▶ [STATED GOAL]
Each line containing the word "this" must be reported.

....................

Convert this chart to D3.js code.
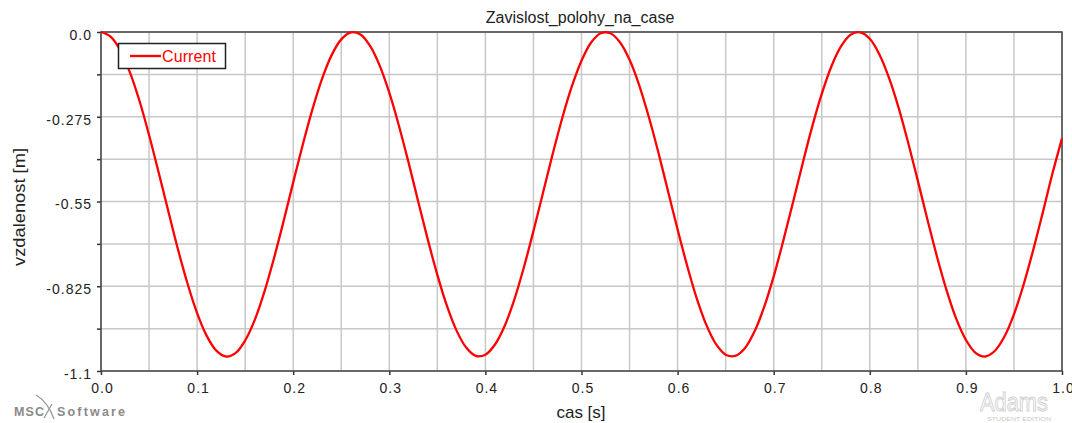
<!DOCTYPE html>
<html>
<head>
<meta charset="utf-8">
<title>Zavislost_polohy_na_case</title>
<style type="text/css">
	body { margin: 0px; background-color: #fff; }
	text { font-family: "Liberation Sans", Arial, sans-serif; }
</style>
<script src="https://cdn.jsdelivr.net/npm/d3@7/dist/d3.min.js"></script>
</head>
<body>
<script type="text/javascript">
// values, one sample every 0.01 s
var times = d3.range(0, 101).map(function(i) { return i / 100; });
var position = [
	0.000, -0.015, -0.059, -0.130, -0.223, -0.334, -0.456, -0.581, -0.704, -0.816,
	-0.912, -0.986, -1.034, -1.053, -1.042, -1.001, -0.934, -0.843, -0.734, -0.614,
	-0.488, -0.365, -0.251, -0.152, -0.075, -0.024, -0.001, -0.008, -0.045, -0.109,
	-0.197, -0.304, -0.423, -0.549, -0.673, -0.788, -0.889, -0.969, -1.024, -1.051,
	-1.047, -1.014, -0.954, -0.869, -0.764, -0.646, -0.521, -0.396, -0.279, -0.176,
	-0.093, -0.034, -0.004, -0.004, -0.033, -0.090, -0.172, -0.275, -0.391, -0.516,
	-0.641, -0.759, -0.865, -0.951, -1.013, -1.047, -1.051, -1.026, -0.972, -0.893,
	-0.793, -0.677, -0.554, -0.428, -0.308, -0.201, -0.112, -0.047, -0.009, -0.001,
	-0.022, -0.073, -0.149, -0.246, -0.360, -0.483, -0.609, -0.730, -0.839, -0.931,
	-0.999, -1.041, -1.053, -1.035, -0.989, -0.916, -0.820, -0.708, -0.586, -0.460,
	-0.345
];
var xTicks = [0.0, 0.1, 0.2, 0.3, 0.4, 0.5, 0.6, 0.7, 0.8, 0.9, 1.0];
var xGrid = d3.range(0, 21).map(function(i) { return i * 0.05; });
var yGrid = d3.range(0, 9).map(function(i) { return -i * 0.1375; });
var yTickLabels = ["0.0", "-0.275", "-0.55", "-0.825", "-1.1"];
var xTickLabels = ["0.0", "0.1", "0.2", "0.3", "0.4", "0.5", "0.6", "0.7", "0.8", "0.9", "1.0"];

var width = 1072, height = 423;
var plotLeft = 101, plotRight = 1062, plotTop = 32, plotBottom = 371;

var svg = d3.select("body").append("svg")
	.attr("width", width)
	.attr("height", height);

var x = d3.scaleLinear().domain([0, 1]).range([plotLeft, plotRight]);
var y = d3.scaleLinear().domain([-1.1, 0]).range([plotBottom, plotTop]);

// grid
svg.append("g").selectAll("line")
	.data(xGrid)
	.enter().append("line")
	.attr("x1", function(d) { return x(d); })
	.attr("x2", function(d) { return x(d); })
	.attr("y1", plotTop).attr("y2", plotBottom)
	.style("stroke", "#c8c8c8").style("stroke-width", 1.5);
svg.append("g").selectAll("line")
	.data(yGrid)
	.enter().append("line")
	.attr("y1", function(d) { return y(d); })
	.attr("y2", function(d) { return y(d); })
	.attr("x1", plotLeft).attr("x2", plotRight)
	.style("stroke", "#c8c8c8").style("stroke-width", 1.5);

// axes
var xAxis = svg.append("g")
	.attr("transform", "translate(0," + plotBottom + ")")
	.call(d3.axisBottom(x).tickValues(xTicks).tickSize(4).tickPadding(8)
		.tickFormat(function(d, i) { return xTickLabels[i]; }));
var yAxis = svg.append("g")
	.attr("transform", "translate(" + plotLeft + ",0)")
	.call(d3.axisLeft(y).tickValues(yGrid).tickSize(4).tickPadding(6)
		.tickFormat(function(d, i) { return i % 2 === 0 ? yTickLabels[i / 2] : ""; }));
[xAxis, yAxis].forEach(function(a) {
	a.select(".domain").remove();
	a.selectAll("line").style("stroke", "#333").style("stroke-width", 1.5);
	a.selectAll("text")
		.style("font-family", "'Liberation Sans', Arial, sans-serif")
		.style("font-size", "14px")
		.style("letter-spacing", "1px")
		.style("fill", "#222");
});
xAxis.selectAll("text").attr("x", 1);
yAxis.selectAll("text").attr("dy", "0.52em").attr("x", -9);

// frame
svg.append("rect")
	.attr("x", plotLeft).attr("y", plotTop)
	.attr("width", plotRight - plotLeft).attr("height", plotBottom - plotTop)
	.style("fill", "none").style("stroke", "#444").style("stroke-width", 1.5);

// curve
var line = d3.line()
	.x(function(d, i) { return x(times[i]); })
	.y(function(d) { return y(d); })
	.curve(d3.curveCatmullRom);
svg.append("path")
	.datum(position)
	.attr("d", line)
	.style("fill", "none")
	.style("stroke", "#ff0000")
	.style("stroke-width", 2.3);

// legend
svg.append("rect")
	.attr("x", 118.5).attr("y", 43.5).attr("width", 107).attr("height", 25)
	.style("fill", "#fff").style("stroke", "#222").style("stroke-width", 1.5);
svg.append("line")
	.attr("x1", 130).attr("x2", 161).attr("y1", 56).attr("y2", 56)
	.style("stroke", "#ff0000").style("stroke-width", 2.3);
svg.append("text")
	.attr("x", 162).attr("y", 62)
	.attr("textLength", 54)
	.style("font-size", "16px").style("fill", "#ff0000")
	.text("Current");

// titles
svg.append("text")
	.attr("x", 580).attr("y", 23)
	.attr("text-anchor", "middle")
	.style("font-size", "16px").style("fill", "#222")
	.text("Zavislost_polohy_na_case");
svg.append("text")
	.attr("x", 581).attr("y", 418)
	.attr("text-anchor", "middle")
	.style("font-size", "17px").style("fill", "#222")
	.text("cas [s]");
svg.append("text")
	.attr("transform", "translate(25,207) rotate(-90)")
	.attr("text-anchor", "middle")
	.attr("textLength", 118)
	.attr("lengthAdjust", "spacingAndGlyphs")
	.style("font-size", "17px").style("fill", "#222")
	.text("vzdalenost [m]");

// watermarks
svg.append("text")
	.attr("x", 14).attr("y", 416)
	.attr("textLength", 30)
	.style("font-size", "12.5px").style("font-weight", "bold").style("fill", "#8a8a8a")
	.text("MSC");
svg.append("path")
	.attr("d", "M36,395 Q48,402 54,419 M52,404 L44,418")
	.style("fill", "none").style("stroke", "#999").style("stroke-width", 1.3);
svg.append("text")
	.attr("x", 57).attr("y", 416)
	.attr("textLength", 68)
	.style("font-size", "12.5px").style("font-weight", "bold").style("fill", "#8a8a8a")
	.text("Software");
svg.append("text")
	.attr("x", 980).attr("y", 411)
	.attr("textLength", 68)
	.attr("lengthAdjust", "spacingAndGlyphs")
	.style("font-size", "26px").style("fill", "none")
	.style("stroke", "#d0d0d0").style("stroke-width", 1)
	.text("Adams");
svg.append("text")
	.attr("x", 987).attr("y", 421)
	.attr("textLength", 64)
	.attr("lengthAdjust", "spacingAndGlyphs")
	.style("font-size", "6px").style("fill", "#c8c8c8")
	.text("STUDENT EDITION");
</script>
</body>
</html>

....................

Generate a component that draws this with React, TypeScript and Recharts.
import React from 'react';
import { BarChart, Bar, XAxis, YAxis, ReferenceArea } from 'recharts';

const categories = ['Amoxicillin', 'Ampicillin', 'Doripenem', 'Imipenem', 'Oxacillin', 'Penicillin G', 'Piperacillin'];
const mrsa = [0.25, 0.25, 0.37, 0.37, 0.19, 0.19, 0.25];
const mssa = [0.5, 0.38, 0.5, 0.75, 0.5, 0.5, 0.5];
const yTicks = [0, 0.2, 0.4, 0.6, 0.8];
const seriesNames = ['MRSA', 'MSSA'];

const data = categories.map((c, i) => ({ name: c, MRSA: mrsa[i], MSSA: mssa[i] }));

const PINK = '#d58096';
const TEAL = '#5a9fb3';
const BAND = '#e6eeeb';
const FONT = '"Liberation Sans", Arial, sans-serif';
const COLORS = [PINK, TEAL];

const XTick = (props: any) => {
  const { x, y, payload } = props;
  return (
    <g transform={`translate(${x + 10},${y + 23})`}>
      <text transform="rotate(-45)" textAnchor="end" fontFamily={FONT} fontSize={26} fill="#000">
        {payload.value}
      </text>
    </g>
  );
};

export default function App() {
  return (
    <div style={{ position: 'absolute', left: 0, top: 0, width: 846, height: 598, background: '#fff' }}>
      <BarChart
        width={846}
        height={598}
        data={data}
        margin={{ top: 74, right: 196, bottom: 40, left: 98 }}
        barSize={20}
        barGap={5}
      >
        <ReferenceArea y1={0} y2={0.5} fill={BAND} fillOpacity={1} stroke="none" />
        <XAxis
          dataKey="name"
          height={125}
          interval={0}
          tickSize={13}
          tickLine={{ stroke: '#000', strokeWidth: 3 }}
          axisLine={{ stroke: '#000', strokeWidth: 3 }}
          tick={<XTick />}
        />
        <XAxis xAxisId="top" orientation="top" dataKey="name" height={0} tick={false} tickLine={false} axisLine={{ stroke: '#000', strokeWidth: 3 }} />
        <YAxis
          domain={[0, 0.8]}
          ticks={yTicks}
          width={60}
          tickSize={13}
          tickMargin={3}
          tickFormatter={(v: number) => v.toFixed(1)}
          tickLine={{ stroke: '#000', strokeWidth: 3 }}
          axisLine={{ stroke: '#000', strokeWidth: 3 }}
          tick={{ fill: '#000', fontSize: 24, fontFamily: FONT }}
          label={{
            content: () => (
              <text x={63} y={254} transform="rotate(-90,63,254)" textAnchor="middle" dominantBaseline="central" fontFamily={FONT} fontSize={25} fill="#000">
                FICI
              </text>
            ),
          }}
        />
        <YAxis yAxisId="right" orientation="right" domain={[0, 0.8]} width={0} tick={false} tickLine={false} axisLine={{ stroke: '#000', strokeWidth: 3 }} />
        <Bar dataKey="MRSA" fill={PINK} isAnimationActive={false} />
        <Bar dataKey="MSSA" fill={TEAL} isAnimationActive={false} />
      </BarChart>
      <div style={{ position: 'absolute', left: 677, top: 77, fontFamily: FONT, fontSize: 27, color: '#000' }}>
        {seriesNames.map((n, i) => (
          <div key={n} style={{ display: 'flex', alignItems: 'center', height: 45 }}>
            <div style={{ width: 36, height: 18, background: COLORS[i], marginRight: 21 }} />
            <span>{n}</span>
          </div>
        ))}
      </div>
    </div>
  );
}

....................

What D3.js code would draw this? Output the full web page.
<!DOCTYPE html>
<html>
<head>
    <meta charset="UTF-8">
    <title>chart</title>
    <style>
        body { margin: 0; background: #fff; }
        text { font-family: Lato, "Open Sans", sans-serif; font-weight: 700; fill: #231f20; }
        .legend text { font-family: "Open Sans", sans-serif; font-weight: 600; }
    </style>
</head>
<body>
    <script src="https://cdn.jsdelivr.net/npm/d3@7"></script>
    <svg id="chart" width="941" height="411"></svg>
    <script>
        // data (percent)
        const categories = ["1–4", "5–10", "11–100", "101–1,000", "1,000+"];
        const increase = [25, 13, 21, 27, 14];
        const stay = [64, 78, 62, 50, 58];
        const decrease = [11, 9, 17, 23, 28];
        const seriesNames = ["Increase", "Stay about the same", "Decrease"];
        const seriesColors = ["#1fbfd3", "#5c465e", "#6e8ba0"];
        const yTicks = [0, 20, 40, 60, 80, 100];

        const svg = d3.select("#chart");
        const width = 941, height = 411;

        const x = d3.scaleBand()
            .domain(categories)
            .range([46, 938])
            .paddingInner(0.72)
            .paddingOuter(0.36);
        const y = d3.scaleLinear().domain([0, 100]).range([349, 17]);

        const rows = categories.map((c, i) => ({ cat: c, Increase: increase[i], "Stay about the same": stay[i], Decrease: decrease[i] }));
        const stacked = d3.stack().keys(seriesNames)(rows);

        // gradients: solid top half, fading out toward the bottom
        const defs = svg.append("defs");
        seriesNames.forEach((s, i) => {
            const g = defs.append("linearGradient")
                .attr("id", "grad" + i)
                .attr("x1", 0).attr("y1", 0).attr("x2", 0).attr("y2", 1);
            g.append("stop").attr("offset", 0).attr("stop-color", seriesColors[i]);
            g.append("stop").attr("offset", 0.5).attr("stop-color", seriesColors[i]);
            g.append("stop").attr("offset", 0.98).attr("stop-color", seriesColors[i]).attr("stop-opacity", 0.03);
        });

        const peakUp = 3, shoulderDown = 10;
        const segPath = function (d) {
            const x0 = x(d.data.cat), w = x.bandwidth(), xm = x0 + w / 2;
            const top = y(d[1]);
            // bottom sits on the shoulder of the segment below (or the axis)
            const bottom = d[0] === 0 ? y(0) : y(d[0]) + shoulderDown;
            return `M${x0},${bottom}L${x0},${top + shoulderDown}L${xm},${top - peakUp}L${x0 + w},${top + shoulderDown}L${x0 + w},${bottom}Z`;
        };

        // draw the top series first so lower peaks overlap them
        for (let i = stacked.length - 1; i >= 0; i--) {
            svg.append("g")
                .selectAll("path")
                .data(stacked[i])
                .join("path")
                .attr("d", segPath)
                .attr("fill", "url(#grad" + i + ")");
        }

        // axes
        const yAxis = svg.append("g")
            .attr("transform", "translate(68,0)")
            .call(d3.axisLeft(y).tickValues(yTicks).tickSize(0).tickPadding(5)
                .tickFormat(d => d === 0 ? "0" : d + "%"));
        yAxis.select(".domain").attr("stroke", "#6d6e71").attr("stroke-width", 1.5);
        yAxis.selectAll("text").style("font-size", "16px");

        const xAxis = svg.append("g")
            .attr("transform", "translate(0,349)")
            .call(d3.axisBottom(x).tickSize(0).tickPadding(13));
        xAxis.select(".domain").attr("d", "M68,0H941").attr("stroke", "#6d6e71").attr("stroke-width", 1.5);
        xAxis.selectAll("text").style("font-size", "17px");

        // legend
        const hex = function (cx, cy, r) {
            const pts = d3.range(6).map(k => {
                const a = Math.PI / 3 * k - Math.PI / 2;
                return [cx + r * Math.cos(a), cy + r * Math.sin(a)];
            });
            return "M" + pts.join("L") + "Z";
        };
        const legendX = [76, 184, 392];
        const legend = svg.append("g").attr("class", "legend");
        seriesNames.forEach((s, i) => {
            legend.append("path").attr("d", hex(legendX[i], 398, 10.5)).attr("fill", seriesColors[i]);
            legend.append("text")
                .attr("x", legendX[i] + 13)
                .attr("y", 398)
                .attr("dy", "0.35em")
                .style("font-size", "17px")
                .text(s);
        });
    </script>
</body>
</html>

....................

▶ [WRITTEN RESPONSE]
Convert this chart to D3.js code.
Generate a component that draws this with React, TypeScript and Recharts.
What D3.js code would draw this? Output the full web page.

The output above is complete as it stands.